Still, in addition to slandering Western culture, they do a nice job diversifying all this content of which they have no real understanding. You'll get women running through fields of flowers, what I can only pray is a North Korean remake of Game of Thrones, comedy skits, and this all-female reinterpretation of Brokeback Mountain.
A good portion of the channel really is relatively harmless, albeit totally non sequitor. Take this prime example, an episode of North Korean Iron Chef and its accompanying song. An excerpt of the translated lyrics, in which we see the deification of a noodle dish, follows.
Naengmyeon naengmyeon Pyongyang naengmyeon/ One of the best delicacies in the world/ Even groom and brides eat naengmyeon at their weddings/ Ah sure is cool/ Two bowls are not enough/ Okryu-gwan is a pride of North Korea
As recently as May, the channel saw another big hike in video uploading, including this one of "westerners" extolling North Korea's virtues and the freedom it graciously bestowed upon them. Sure, the lip movements don't always match the words they're saying, and the sporadically shifting blurs over their mouths would seem to suggest some poor video manipulation—but any tampering would, admittedly, have been done on North Korea's end. That didn't, though, stop the KFA from posting it.

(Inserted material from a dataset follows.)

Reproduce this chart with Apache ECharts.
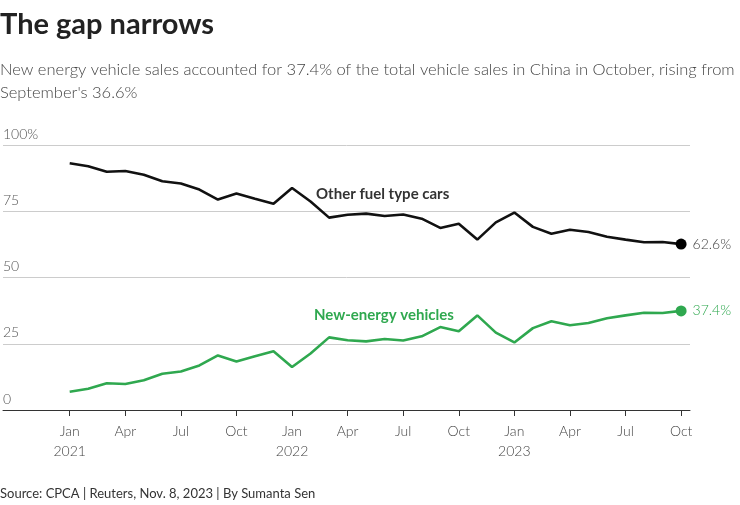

While Seilheimer maintained that the government in no way has any control over the content they do or do not choose put out, the reality is that, by virtue of coming from official DPRK sources, everything they're working with has already been explicitly pre-approved.
Of course, it's incredibly unlikely that unintelligible videos and glorified photos of the Dear Leader are going to do much to alter the Western mindset regarding North Korea. At least, not for the better. So in that respect, although contradictory and hyperbolic, their efforts at "educating" the public aren't doing any real harm, as far as we know.
Still, this attempt at applying North Korean propaganda techniques to a Western audience is equally fascinating and terrifying, particularly for the depths of denial it requires. Which, come to think of it, is just one more thing they share in common with their beloved Democratic People's Republic of Korea.